Ant Financial Services Group, formerly known as Alipay – set-up by Jack Ma in 2004, is the highest valued fintech company in the world with a valuation of US$150 billion.

Pony Ma’s Tencent dominates messaging (WeChat). Robin Li’s Baidu (the equivalent of Google in the West) accounts for over 60% of Chinese search engine activity.

Lei Jun’s smartphone company Xiaomi is taking on Apple and Samsung.

These individuals have built up these huge businesses through the power of their personality in a viciously competitive environment.

What is different about these entrepreneurs and these Chinese businesses compared to the West?

Is there a secret sauce that we can learn from Chinese brands?

What I have noticed from working and observing Chinese companies is one thing: speed.

Chinese companies jump straight into new opportunities, businesses and industries without fear – anything that could bring more revenue or profit.

Edward Tse’s book China’s Disruptors: How Alibaba, Xiaomi, Tencent, and Other Companies Are Changing the Rules of Business, gives us an insight into how Chinese entrepreneurs think: to succeed, companies must continuously generate new sources of advantage. Not for these folks the concept of ‘sticking to the knitting’ or ‘core competence’.

No five-year plans or decision making by committee. Instead, lots of iterating and launching new products; leaps of faith are the order of the day.

Edward Tse’s book explains how Chinese companies are “Competing on the Edge”. That phrase is a reference to a book of the late 1990s by Brown and Eisenhardt that proposes that IT businesses oscillate between order and chaos, with change occurring in unprecedented and unpredictable ways, barriers between previously unrelated industries erased, and hyper-competition leading to the fast rise and fall of companies.
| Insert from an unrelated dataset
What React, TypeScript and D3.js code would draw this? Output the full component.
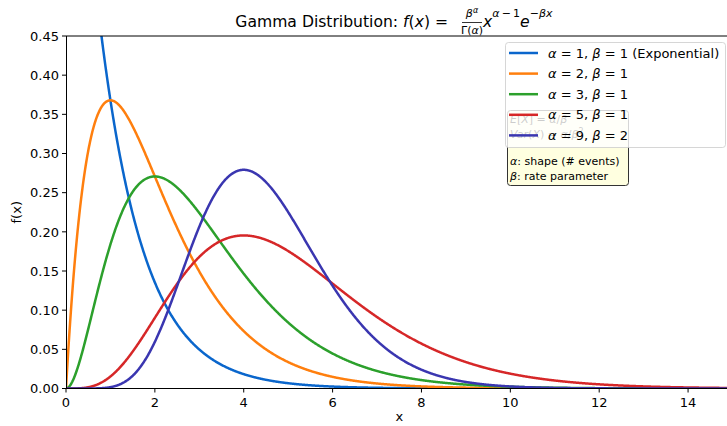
import React from "react";
import * as d3 from "d3";

// Gamma distribution parameters (shape alpha, rate beta) for each curve
const alphas = [1, 2, 3, 5, 9];
const betas = [1, 1, 1, 1, 2];
const seriesNotes = [" (Exponential)", "", "", "", ""];
const colors = ["#0a66cc", "#ff7f0e", "#2ca02c", "#d62728", "#3a36b0"];
const xTicks = [0, 2, 4, 6, 8, 10, 12, 14];
const yTicks = [0, 0.05, 0.1, 0.15, 0.2, 0.25, 0.3, 0.35, 0.4, 0.45];
const xDomain = [0, 15];
const yDomain = [0, 0.45];

const W = 727;
const H = 426;
const FONT = "DejaVu Sans, sans-serif";

const left = 66;
const right = 732.5;
const top = 36;
const bottom = 388.5;

// Gamma function for positive integer shape
function gammaFn(a: number): number {
  let r = 1;
  for (let k = 2; k < a; k++) r *= k;
  return r;
}

function gammaPdf(x: number, a: number, b: number): number {
  if (x <= 0) return a === 1 ? b : 0;
  return (Math.pow(b, a) * Math.pow(x, a - 1) * Math.exp(-b * x)) / gammaFn(a);
}

const I = (s: string) => <tspan fontStyle="italic">{s}</tspan>;

export default function App() {
  const x = d3.scaleLinear().domain(xDomain).range([left, right]);
  const y = d3.scaleLinear().domain(yDomain).range([bottom, top]);
  const grid = d3.range(0, 15.0001, 0.01);
  const line = d3
    .line<number[]>()
    .x((d) => x(d[0]))
    .y((d) => y(d[1]));

  const legendRowY = (i: number) => 53 + i * 20.6;

  return (
    <div style={{ position: "absolute", left: 0, top: 0 }}>
      <svg width={W} height={H} style={{ display: "block", background: "#fff" }} fontFamily={FONT}>
        <defs>
          <clipPath id="plotClip">
            <rect x={left} y={top} width={right - left} height={bottom - top} />
          </clipPath>
        </defs>

        {/* curves */}
        <g clipPath="url(#plotClip)">
          {alphas.map((a, i) => (
            <path
              key={i}
              d={line(grid.map((v) => [v, gammaPdf(v, a, betas[i])])) || ""}
              fill="none"
              stroke={colors[i]}
              strokeWidth={2.5}
              strokeLinejoin="round"
            />
          ))}
        </g>

        {/* spines */}
        <line x1={left + 0.5} x2={left + 0.5} y1={top} y2={bottom} stroke="#000" strokeWidth={1} />
        <line x1={left} x2={right} y1={bottom} y2={bottom} stroke="#000" strokeWidth={1} />
        <line x1={left} x2={right} y1={top} y2={top} stroke="#000" strokeWidth={1} />

        {/* x axis */}
        {xTicks.map((t) => (
          <g key={t}>
            <line x1={x(t)} x2={x(t)} y1={bottom} y2={bottom + 4} stroke="#000" strokeWidth={1} />
            <text x={x(t)} y={bottom + 18} fontSize={13} textAnchor="middle" fill="#000">
              {t}
            </text>
          </g>
        ))}
        <text x={(left + right) / 2} y={421} fontSize={13} textAnchor="middle">
          x
        </text>

        {/* y axis */}
        {yTicks.map((t) => (
          <g key={t}>
            <line x1={left - 4} x2={left} y1={y(t)} y2={y(t)} stroke="#000" strokeWidth={1} />
            <text x={left - 7} y={y(t) + 4.7} fontSize={13} textAnchor="end" fill="#000">
              {t.toFixed(2)}
            </text>
          </g>
        ))}
        <text
          transform={`translate(21,${(top + bottom) / 2}) rotate(-90)`}
          fontSize={13}
          textAnchor="middle"
        >
          f(x)
        </text>

        {/* title with formula */}
        <g fill="#000">
          <text x={448} y={27} fontSize={15.6} textAnchor="end">
            Gamma Distribution: {I("f")}({I("x")}) =
          </text>
          <text x={472} y={17} fontSize={11} textAnchor="middle">
            {I("β")}
            <tspan fontSize={8} dy={-4} fontStyle="italic">
              α
            </tspan>
          </text>
          <line x1={462} x2={482} y1={22.5} y2={22.5} stroke="#000" strokeWidth={0.8} />
          <text x={472} y={34} fontSize={11} textAnchor="middle">
            Γ({I("α")})
          </text>
          <text x={483} y={27} fontSize={15.6}>
            {I("x")}
            <tspan fontSize={11} dy={-10}>
              {I("α")}
              {"\u2009−\u20091"}
            </tspan>
            <tspan dy={10} fontStyle="italic">
              e
            </tspan>
            <tspan fontSize={11} dy={-10}>
              −{I("βx")}
            </tspan>
          </text>
        </g>

        {/* annotation box with moments and parameter meaning */}
        <g>
          <rect x={507.5} y={110.5} width={121} height={75} rx={3} fill="#ffffe0" stroke="#333" strokeWidth={1} />
          <text x={510} y={123} fontSize={11}>
            {I("E")}[{I("X")}] = {I("α")}/{I("β")}
          </text>
          <text x={510} y={137.5} fontSize={11}>
            {I("Var")}({I("X")}) = {I("α")}/{I("β")}
            <tspan fontSize={8} dy={-4}>
              2
            </tspan>
          </text>
          <text x={510} y={165} fontSize={11}>
            {I("α")}: shape (# events)
          </text>
          <text x={510} y={180} fontSize={11}>
            {I("β")}: rate parameter
          </text>
        </g>

        {/* legend */}
        <g>
          <rect
            x={505.5}
            y={42.5}
            width={220}
            height={105}
            rx={3}
            fill="#fff"
            fillOpacity={0.8}
            stroke="#ccc"
            strokeOpacity={0.8}
            strokeWidth={1}
          />
          {alphas.map((a, i) => (
            <g key={i}>
              <line
                x1={509}
                x2={538}
                y1={legendRowY(i)}
                y2={legendRowY(i)}
                stroke={colors[i]}
                strokeWidth={2.5}
              />
              <text x={548} y={legendRowY(i) + 4.6} fontSize={13}>
                {I("α")} = {a}, {I("β")} = {betas[i]}
                {seriesNotes[i]}
              </text>
            </g>
          ))}
        </g>
      </svg>
    </div>
  );
}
As a result, Brown and Eisenhardt argued that businesses had three principal vectors to succeed:

  1. Advantage can only be temporary: To succeed, companies must continuously generate new sources of advantage, and view change as the key source of new opportunities for growth.
  2. Because the advantage is temporary, a strategy will have to be emergent and defy simple generalisations: companies must always consider a broad array of options, with resulting actions and overall direction being only semi-coherent. Plans should always be shifting in accordance with the opportunities.
  3. Reinvention is the heart of all of a company’s activities: Businesses will have to constantly change how they operate, and efficiency will count for less than the ability to generate and test new ideas.

Brown and Eisenhardt also suggest that businesses should gain maximum benefit from existing products by extending offerings to new market segments – a process called “stretching out the past” – using existing strengths to launch new products and to test the market.

Almost all of China’s leading entrepreneurial companies exemplify these three trends because China’s markets are at multiple stages of development. This means constantly iterating and launching new products aimed at the immediate future.

No five-year plan or decision making by committee – or never-ending discussion of IRR and DCF models!

In summary, although the Chinese market appears to be so different from the West, it is just further along. China, therefore, gives us a glimpse into the future with its diverse strategies, reiteration and reinvention, a balance between systems, rules, and chaos, and a mindset against being locked into outdated competitive models.

Sounds like something we can all learn from for 2019 and beyond.